- Problem to solve
Write out, exactly and only, the lines that run from the top of the records to the line with "const ref = useRef<SVGSVGElement>(null);". Include both ends; exclude pictures.

===== Data supplied

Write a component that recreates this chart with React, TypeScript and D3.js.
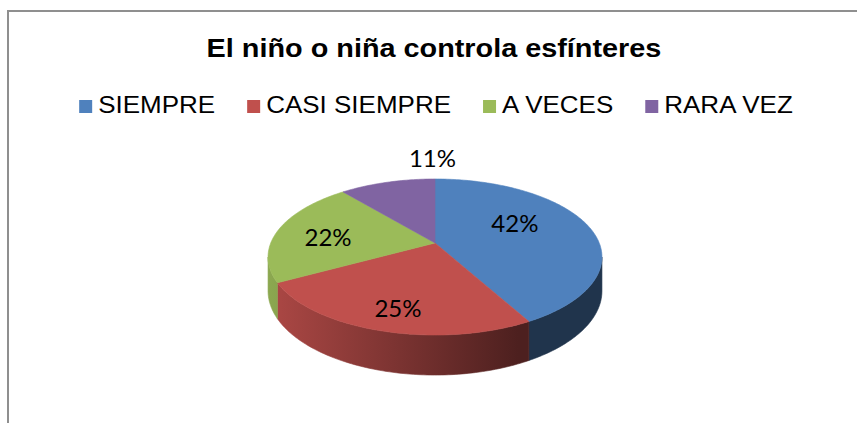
import React, { useEffect, useRef } from 'react';
import * as d3 from 'd3';

const title = 'El niño o niña controla esfínteres';
const categories = ['SIEMPRE', 'CASI SIEMPRE', 'A VECES', 'RARA VEZ'];
const values = [42, 25, 22, 11];
const valueLabels = ['42%', '25%', '22%', '11%'];
const colors = ['#4f81bd', '#c0504d', '#9bbb59', '#8064a2'];

// where each data label sits on the disk (radius fraction, turn from slice middle in degrees)
const labelRadius = [0.58, 0.77, 0.665, 1.41];
const labelTurn = [-14, -1.5, -4, 19];

const W = 857;
const H = 423;
const STRETCH = 1.13; // the original text looks a bit wider than Arial

const App = () => {
  const ref = useRef<SVGSVGElement>(null);

  useEffect(() => {
    if (!ref.current) return;
    const svg = d3.select(ref.current);
    svg.selectAll('*').remove();

    // chart frame
    svg.append('rect')
      .attr('x', 8)
      .attr('y', 11)
      .attr('width', W + 50)
      .attr('height', H + 50)
      .attr('fill', '#fff')
      .attr('stroke', '#8f8f8f')
      .attr('stroke-width', 2);

    // title
    const t = svg.append('text')
      .attr('y', 57)
      .style('font-family', '"Liberation Sans", Arial, sans-serif')
      .style('font-weight', 'bold')
      .style('font-size', '25.5px')
      .attr('fill', '#000')
      .text(title);
    const tw = (t.node() as SVGTextElement).getComputedTextLength() * STRETCH;
    t.attr('x', 434 - tw / 2)
      .attr('textLength', tw)
      .attr('lengthAdjust', 'spacingAndGlyphs');

    // legend
    const sq = 13;
    const sqGap = 6;
    const itemGap = 32;
    const legend = svg.append('g');
    const items = categories.map((c, i) => {
      const txt = legend.append('text')
        .attr('y', 113)
        .style('font-family', '"Liberation Sans", Arial, sans-serif')
        .style('font-size', '23px')
        .attr('fill', '#000')
        .text(c);
      const w = (txt.node() as SVGTextElement).getComputedTextLength() * STRETCH;
      txt.attr('textLength', w).attr('lengthAdjust', 'spacingAndGlyphs');
      return { txt, w, i };
    });
    const total = d3.sum(items, d => sq + sqGap + d.w) + itemGap * (items.length - 1);
    let lx = 436 - total / 2;
    items.forEach(d => {
      legend.append('rect')
        .attr('x', lx)
        .attr('y', 100)
        .attr('width', sq)
        .attr('height', sq)
        .attr('fill', colors[d.i]);
      d.txt.attr('x', lx + sq + sqGap);
      lx += sq + sqGap + d.w + itemGap;
    });

    // 3D pie with a little perspective
    const cx = 435, cy = 243;
    const D = 5.571, A = 420.6, B = 915, E = 183;
    const project = (r: number, phi: number, h: number): [number, number] => {
      const x = r * Math.sin(phi);
      const z = -r * Math.cos(phi);
      const k = D - z;
      return [cx + (B * x) / k, cy + (A * z + E * h) / k];
    };
    const arcPts = (a0: number, a1: number, h: number) => {
      const n = Math.max(2, Math.ceil(((a1 - a0) * 180) / Math.PI));
      return d3.range(n + 1).map(j => project(1, a0 + ((a1 - a0) * j) / n, h));
    };
    const line = d3.line().curve(d3.curveLinearClosed);

    const arcs = d3.pie<number>().sort(null).value(d => d)(values);

    const defs = svg.append('defs');
    colors.forEach((c, i) => {
      const g = defs.append('linearGradient')
        .attr('id', `side-${i}`)
        .attr('gradientUnits', 'userSpaceOnUse')
        .attr('x1', cx - 167).attr('x2', cx + 167)
        .attr('y1', 0).attr('y2', 0);
      const base = d3.rgb(c);
      const shade = (f: number) => d3.rgb(base.r * f, base.g * f, base.b * f).formatHex();
      g.append('stop').attr('offset', '0%').attr('stop-color', shade(0.9));
      g.append('stop').attr('offset', '75%').attr('stop-color', shade(0.4));
      g.append('stop').attr('offset', '100%').attr('stop-color', shade(0.4));
    });

    const pieG = svg.append('g');
    const phiMin = Math.acos(-1 / D);
    const phiMax = 2 * Math.PI - phiMin;

    // side walls (front half only)
    arcs.forEach((a, i) => {
      const a0 = Math.max(a.startAngle, phiMin);
      const a1 = Math.min(a.endAngle, phiMax);
      if (a1 <= a0) return;
      const top = arcPts(a0, a1, 0);
      const bottom = arcPts(a0, a1, 1).reverse();
      pieG.append('path')
        .attr('d', line([...top, ...bottom]))
        .attr('fill', `url(#side-${i})`)
        .attr('stroke', `url(#side-${i})`)
        .attr('stroke-width', 0.6);
    });

    // top faces
    arcs.forEach((a, i) => {
      const pts = [project(0, 0, 0), ...arcPts(a.startAngle, a.endAngle, 0)];
      pieG.append('path')
        .attr('d', line(pts))
        .attr('fill', colors[i])
        .attr('stroke', colors[i])
        .attr('stroke-width', 0.6);
    });

    // data labels
    arcs.forEach((a, i) => {
      const mid = (a.startAngle + a.endAngle) / 2 + (labelTurn[i] * Math.PI) / 180;
      const [x, y] = project(labelRadius[i], mid, 0);
      pieG.append('text')
        .attr('x', x)
        .attr('y', y)
        .attr('dy', '0.36em')
        .attr('text-anchor', 'middle')
        .style('font-family', 'Lato, "Open Sans", sans-serif')
        .style('font-size', '24px')
        .attr('fill', '#000')
        .text(valueLabels[i]);
    });
  }, []);

  return (
    <svg
      ref={ref}
      width={W}
      height={H}
      style={{ position: 'absolute', left: 0, top: 0, background: '#fff' }}
    />
  );
};

export default App;
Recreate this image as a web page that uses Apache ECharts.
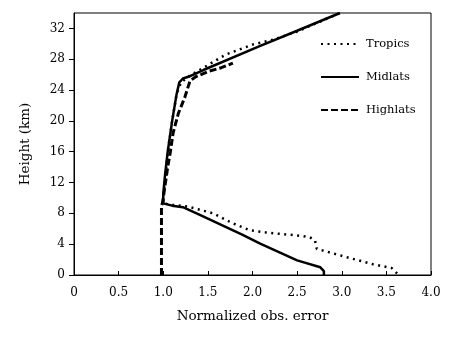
<!DOCTYPE html>
<html>
<head>
<meta charset="utf-8">
<script src="https://cdn.jsdelivr.net/npm/echarts@6/dist/echarts.min.js"></script>
<style>
html, body { margin: 0; padding: 0; background: #fff; }
#chart { width: 465px; height: 340px; }
</style>
</head>
<body>
<div id="chart"></div>
<script>
// 各纬度带的归一化观测误差廓线 [误差, 高度km]
var tropics = [
    [3.62, 0.2], [3.56, 0.9], [3.35, 1.4], [3.06, 2.3], [2.72, 3.4], [2.70, 4.5],
    [2.64, 4.9], [2.53, 5.1], [2.16, 5.5], [1.97, 5.8], [1.78, 6.7], [1.56, 8.0],
    [1.40, 8.5], [1.27, 8.9], [1.10, 9.1], [1.00, 9.3], [1.00, 10.5], [1.02, 12],
    [1.05, 16], [1.10, 20], [1.15, 23.5], [1.20, 25.0], [1.30, 25.9], [1.45, 26.9],
    [1.70, 28.6], [2.00, 29.9], [2.25, 30.6], [2.50, 31.6], [2.98, 34]
];
var midlats = [
    [2.80, 0.0], [2.80, 0.5], [2.76, 1.0], [2.50, 1.9], [2.08, 4.1], [1.89, 5.2],
    [1.41, 7.8], [1.22, 8.8], [1.10, 9.0], [1.00, 9.3], [1.00, 10.5], [1.02, 13],
    [1.05, 16], [1.10, 20], [1.15, 23.5], [1.18, 25.0], [1.22, 25.5], [1.30, 25.8],
    [1.45, 26.6], [2.08, 29.7], [2.50, 31.7], [2.98, 34]
];
var highlats = [
    [0.98, 0.0], [0.98, 9.0], [0.99, 9.3], [1.00, 10.0], [1.05, 14], [1.08, 16],
    [1.11, 18.4], [1.17, 21], [1.24, 23], [1.30, 25.2], [1.36, 25.7], [1.50, 26.4],
    [1.65, 26.9], [1.78, 27.5]
];
var seriesNames = ['Tropics', 'Midlats', 'Highlats'];
var xTicks = ['0', '0.5', '1.0', '1.5', '2.0', '2.5', '3.0', '3.5', '4.0'];

var font = 'DejaVu Serif';
var chart = echarts.init(document.getElementById('chart'));
var option = {
    animation: false,
    backgroundColor: '#fff',
    textStyle: { fontFamily: font },
    grid: {
        left: 74, right: 34, top: 13, bottom: 65,
        show: true, borderColor: '#000', borderWidth: 1
    },
    legend: {
        orient: 'vertical',
        left: 320, top: 38, padding: 0,
        itemWidth: 38, itemHeight: 14, itemGap: 21,
        itemStyle: { opacity: 0 },
        textStyle: { fontFamily: font, fontSize: 11.5, color: '#000', padding: [0, 0, 0, 2] },
        data: seriesNames
    },
    xAxis: {
        type: 'value', min: 0, max: 4, interval: 0.5,
        name: 'Normalized obs. error', nameLocation: 'middle', nameGap: 34,
        nameTextStyle: { fontFamily: font, fontSize: 13.5, color: '#000' },
        axisLine: { lineStyle: { color: '#000', width: 1 } },
        axisTick: { inside: true, length: 4, lineStyle: { color: '#000' } },
        axisLabel: {
            color: '#000', fontSize: 12, fontFamily: font, margin: 12,
            formatter: function (v) { return xTicks[Math.round(v / 0.5)]; }
        },
        splitLine: { show: false }
    },
    yAxis: {
        type: 'value', min: 0, max: 34, interval: 4,
        name: 'Height (km)', nameLocation: 'middle', nameGap: 42,
        nameTextStyle: { fontFamily: font, fontSize: 13.5, color: '#000' },
        axisLine: { lineStyle: { color: '#000', width: 1 } },
        axisTick: { length: 5, lineStyle: { color: '#000' } },
        axisLabel: { color: '#000', fontSize: 12, fontFamily: font, margin: 9, showMaxLabel: false },
        splitLine: { show: false }
    },
    series: [{
        name: 'Tropics', type: 'line', showSymbol: false, symbol: 'none',
        lineStyle: { color: '#000', width: 2.5, type: [2, 4.5] },
        itemStyle: { color: '#000' },
        data: tropics
    }, {
        name: 'Midlats', type: 'line', showSymbol: false, symbol: 'none',
        lineStyle: { color: '#000', width: 2.5, type: 'solid' },
        itemStyle: { color: '#000' },
        data: midlats
    }, {
        name: 'Highlats', type: 'line', showSymbol: false, symbol: 'none',
        lineStyle: { color: '#000', width: 3, type: [7, 3] },
        itemStyle: { color: '#000' },
        data: highlats
    }]
};
chart.setOption(option);
</script>
</body>
</html>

==========

- Final answer
Write a component that recreates this chart with React, TypeScript and D3.js.
import React, { useEffect, useRef } from 'react';
import * as d3 from 'd3';

const title = 'El niño o niña controla esfínteres';
const categories = ['SIEMPRE', 'CASI SIEMPRE', 'A VECES', 'RARA VEZ'];
const values = [42, 25, 22, 11];
const valueLabels = ['42%', '25%', '22%', '11%'];
const colors = ['#4f81bd', '#c0504d', '#9bbb59', '#8064a2'];

// where each data label sits on the disk (radius fraction, turn from slice middle in degrees)
const labelRadius = [0.58, 0.77, 0.665, 1.41];
const labelTurn = [-14, -1.5, -4, 19];

const W = 857;
const H = 423;
const STRETCH = 1.13; // the original text looks a bit wider than Arial

const App = () => {
  const ref = useRef<SVGSVGElement>(null);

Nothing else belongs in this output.